A.Wihardjaka, dari Balai Penelitian Lingkungan Pertanian Kementerian Pertanian memaparkan kemarau panjang yang terjadi di Indonesia umumnya bersamaan dengan kejadian El-Nino. Dampak kekeringan sangat dirasakan di sektor pertanian tanaman pangan yang menjadi tumpuan bagi sebagian besar penduduk Indonesia, yang berpengaruh terhadap kerawanan pangan dan penurnan produksi tanaman. Selain melalui pendekatan teknis, antisipasi kekeringan dilakukan pula melalui pendekatan kelembagaan yang mencakup pendekatan strategis, taktis, dan operasional.

Pendekatan antisipatif dalam mengurangi resiko kekeringan dapat dilakukan melalui pendekatan teknis dan pendekatan kelembagaan.
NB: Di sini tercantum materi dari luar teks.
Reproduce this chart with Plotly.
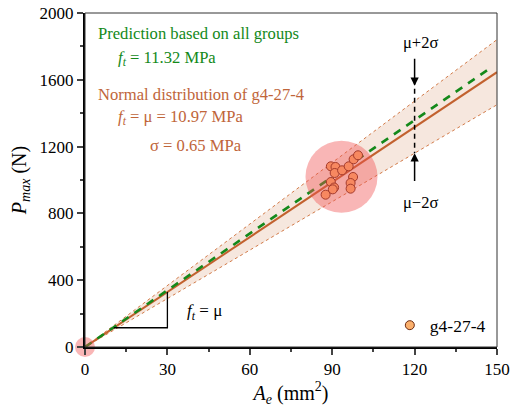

Tindakan-tindakan yang dilakukan melalui pendekatan teknis, seperti mengefektifkan informasi prakiraan iklim yang dihasilkan oleh beberapa lembaga internasional dan nasional seperti BMG, LAPAN, Badan Litbang Pertanian, untuk memprediksi terjadinya kekeringan dan menentukan alternatif teknologi antisipasinya.

Selain itu, memanfaatkan peta rawan kekeringan sebagai informasi awal dalam memantau kekeringan dalam kondisi iklim normal serta melakukan analisis dampak anomali iklim terutama El-Nino terhadap pergeseran musim (awal musim kemarau, musim hujan), penurunan curah hujan tahunan, dan membandingkan musim kemarau dan musim hujan  dengan kondisi normalnya.

“Tentukan saat dan masa tanam yang tepat dengan memanfaatkan analisis neraca air wilayah dan analisis indeks kecukupan air (nisbah evapotranspirasi riil/evapotransiprasi maksimum) untuk mengetahui defisit dan surplus air dan saat tanam yang tepat pada kondisi iklim normal,” ujar Wihardjaka dalam laporannya.